Dear law firm leaders: Relax. Gen Y is not about to upset the file cart, much less start the revolution.
First, about that rumor that millennials won't hard as hard: Ridiculous. This is a generation that's been weened to perform unpleasant task since they were babies. And they have always been superb at following directions. They dutifully crammed for the ERBs to get into nursery school, juggled an array of activities (violin, soccer, ballet and the Singapore math program) by the age of nine and sacrificed vacations during their teens to volunteer in El Salvador (how else to impress college admissions officers?).
This is not a chilled group, particularly those who've made the cut to top law schools. "We are already busting our ass," says a 1-L at NYU School of Law. "It's in our nature to work hard." Adds a 2-L at University of Pennsylvania Law School: "I've mainly been exposed to a limited subset of millennials who are particularly high-achieving," voicing shock that anyone would question their work ethic.
There's also angst about millennials' job loyalty. According to Deloitte Global's 2016 study of millennials (it surveyed 7,700 employees in 29 countries), 44 percent plan to leave their jobs in the next two years, while only 16 percent plan to stay through the next 10 years.
Maybe that suggests that millennials are more fickle generally, but job infidelity is hardly a new phenomenon in law. For as long as anyone can remember, law firms don't encourage associates to linger on, anointing only a tiny fraction of their entering class to partners. And it's no secret that attaining partnership, especially the coveted equity status, is more impossible than ever. So why all this chest-beating about how hard they're trying to retain associates?
Truth is law firm tenure for the vast majority of lawyers has always been brutal, nasty and short. Firms want associates to work hard and stay put as they're useful, with the understanding that at some point their usefulness will expire.

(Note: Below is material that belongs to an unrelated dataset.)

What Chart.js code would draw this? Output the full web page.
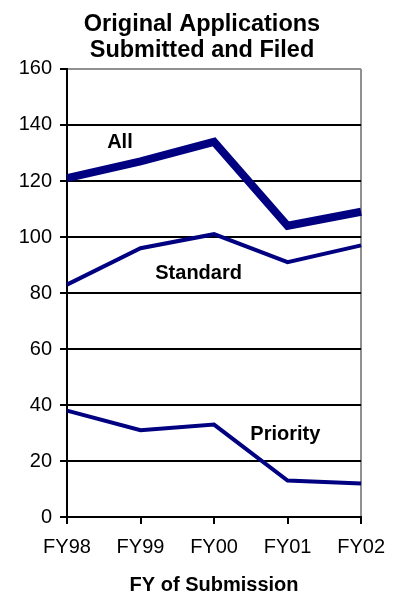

So unless you're constantly told that you're the Sure Thing (and firms don't that), most people try to beat the clock and move on.

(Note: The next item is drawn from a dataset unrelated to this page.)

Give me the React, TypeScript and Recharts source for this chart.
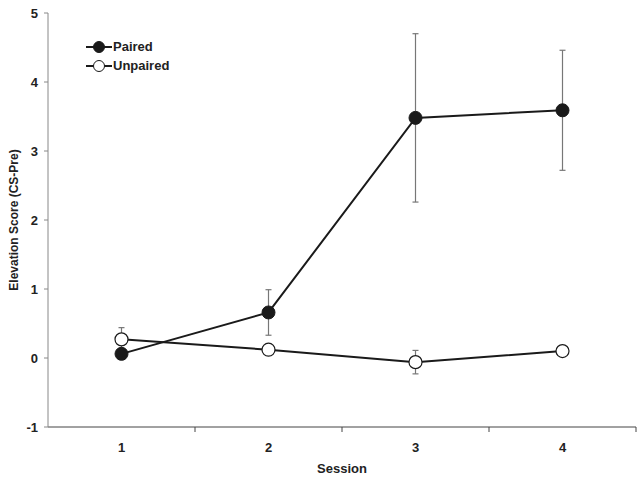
import React from 'react';
import { LineChart, Line, XAxis, YAxis, ErrorBar, Legend } from 'recharts';

const sessions = [1, 2, 3, 4];
const pairedMean = [0.06, 0.66, 3.48, 3.59];
const pairedErr = [0.08, 0.33, 1.22, 0.87];
const unpairedMean = [0.27, 0.12, -0.06, 0.1];
const unpairedErr = [0.17, 0.07, 0.17, 0.06];
const yTicks = [-1, 0, 1, 2, 3, 4, 5];
const boundaries = sessions.map((s) => s + 0.5);
const xTicks = [...sessions, ...boundaries].sort((a, b) => a - b);

const data = sessions.map((s, i) => ({
  session: s,
  paired: pairedMean[i],
  pairedErr: pairedErr[i],
  unpaired: unpairedMean[i],
  unpairedErr: unpairedErr[i],
}));

const FONT = '"Liberation Sans", Arial, sans-serif';
const TEXT = '#222';

const XTick = (props: any) => {
  const { x, y, payload } = props;
  const v = payload.value;
  if (Number.isInteger(v)) {
    return (
      <text x={x} y={y + 25} textAnchor="middle" fontFamily={FONT} fontWeight="bold" fontSize={13} fill={TEXT}>
        {v}
      </text>
    );
  }
  return <line x1={x} y1={y} x2={x} y2={y + 5} stroke="#444" strokeWidth={1} />;
};

const LegendContent = (props: any) => {
  const items = [
    { label: 'Paired', fill: '#1a1a1a' },
    { label: 'Unpaired', fill: '#ffffff' },
  ];
  return (
    <div style={{ fontFamily: FONT, fontWeight: 'bold', fontSize: 13, color: TEXT }}>
      {items.map((it) => (
        <div key={it.label} style={{ display: 'flex', alignItems: 'center', height: 19 }}>
          <svg width={30} height={14} style={{ display: 'block' }}>
            <line x1={2} y1={7} x2={28} y2={7} stroke="#1a1a1a" strokeWidth={2} />
            <circle cx={15} cy={7} r={5.5} fill={it.fill} stroke="#1a1a1a" strokeWidth={1} />
          </svg>
          <span style={{ marginLeft: -1 }}>{it.label}</span>
        </div>
      ))}
    </div>
  );
};

export default function App() {
  return (
    <div style={{ position: 'absolute', left: 0, top: 0, background: '#fff' }}>
      <LineChart width={642} height={478} data={data} margin={{ top: 13, right: 6, bottom: 6, left: 0 }}>
        <XAxis
          dataKey="session"
          type="number"
          domain={[0.5, 4.5]}
          ticks={xTicks}
          interval={0}
          tickLine={false}
          tickSize={0}
          tickMargin={0}
          tick={<XTick />}
          stroke="#444"
          height={45}
          label={{
            value: 'Session',
            position: 'insideBottom',
            offset: -1,
            style: { fontFamily: FONT, fontWeight: 'bold', fontSize: 13, fill: TEXT },
          }}
        />
        <YAxis
          type="number"
          domain={[-1, 5]}
          ticks={yTicks}
          interval={0}
          width={48}
          tickSize={4}
          tickMargin={6}
          stroke="#888"
          tick={{ fontFamily: FONT, fontWeight: 'bold', fontSize: 13, fill: TEXT }}
          label={{
            value: 'Elevation Score (CS-Pre)',
            angle: -90,
            position: 'insideLeft',
            offset: 14,
            style: { textAnchor: 'middle', fontFamily: FONT, fontWeight: 'bold', fontSize: 12, fill: TEXT },
          }}
        />
        <Legend
          layout="vertical"
          align="center"
          verticalAlign="middle"
          content={<LegendContent />}
          wrapperStyle={{ left: 84, top: 37, width: 'auto' }}
        />
        <Line
          dataKey="unpaired"
          stroke="#1a1a1a"
          strokeWidth={2}
          isAnimationActive={false}
          dot={{ r: 6.5, fill: '#ffffff', stroke: '#1a1a1a', strokeWidth: 1.2 }}
          activeDot={false}
        >
          <ErrorBar dataKey="unpairedErr" direction="y" width={3} stroke="#777" strokeWidth={1.2} />
        </Line>
        <Line
          dataKey="paired"
          stroke="#1a1a1a"
          strokeWidth={2}
          isAnimationActive={false}
          dot={{ r: 6.5, fill: '#1a1a1a', stroke: '#1a1a1a', strokeWidth: 1 }}
          activeDot={false}
        >
          <ErrorBar dataKey="pairedErr" direction="y" width={3} stroke="#777" strokeWidth={1.2} />
        </Line>
      </LineChart>
    </div>
  );
}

If millennials seem less enthused about going for the grand prize than their predecessors, they're arguably better informed. "We're more realistic about making partner," says a law student at a top 10 school, adding that most law students "kind of look down at people" who say they want to stay at firms and be partners. "They seem so naïve."
And what about the notion that this is the generation that will make work/life balance a priority and equalize the sexes? Again, realism prevails. "Ideally, I'd like balance in a perfect world and have weekends to myself," says the NYU law student. "But we all have realistic view of law firm hours."
"People don't want to work for sweat shops," admits another student at Penn, adding that female law students, in particular, pay attention to firms with good maternity leave policies and family-friendly reputations. But do male students care about paternity leave? "Uh, that hasn't come up," she says. (Sadly, all this comports to Deloitte's millennial study, which shows that women care more about work/life balance, and that men are more likely to seek senior level and top jobs.)
Those kinds of attitudes are not the stuff of revolutionaries. Millennials that I talked to practically chuckle at the notion that they have been deemed the disrupters that will change Big Law—like dismantle billable hours and make the profession more meaningful and humane.
"Revolutionize practice?" asks the NYU 1-L. "Our goal isn't so lofty. Honestly, we just want to get a summer job."